Undoubtedly, the rise of the robots will deeply affect a wide variety of industries. However, in my opinion, AI will have huge benefits for the majority of sectors, especially for my own profession, digital advertising. While previous research from Oxford University has predicted that 33% of marketing associate professionals are at risk of being replaced, these are the lower-level jobs of the profession, and the scope of these jobs will definitely evolve as AI takes over some of these roles’ responsibilities.

On the most basic level, AI will make marketers, and by extension advertising campaigns, become much more efficient and effective and also help to change our jobs in very positive ways. Digging deeper into how AI will affect marketing now, I believe there is one area it will significantly alter in a number of years: the targeting of consumers online.

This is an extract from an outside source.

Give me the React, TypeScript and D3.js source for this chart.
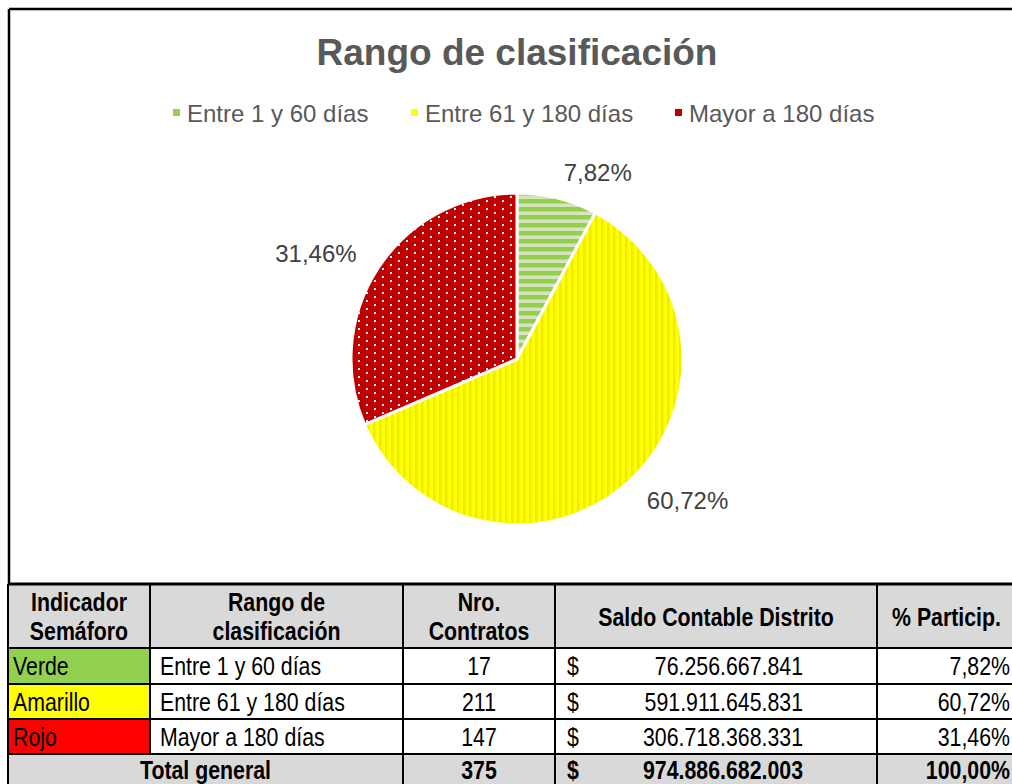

Before the advent of digital technology, we based our audience targeting on pre-conceived, non-data driven ideas and notions we had about how a consumer behaved. Following this, basic targeting technology could collect some rudimentary consumer information, which enables advertisers to deliver online ads to them. This technology has progressed to the stage where it can now focus on a huge variety of parameters, including whether a consumer is on mobile, tablet or desktop as well as demographic categories, such as gender, approximate age and geographical information, all of which builds up a profile of a potential customer.

However, what many marketers find is that these data points are often irrelevant and don’t deliver campaign uplift or conversions. The results of using this approach are evident, too; ultimately users are mistargeted with ads that do not apply to them in any way. This can result in both a publisher and a brand being viewed negatively by consumers and may lead to an increased use of ad blockers.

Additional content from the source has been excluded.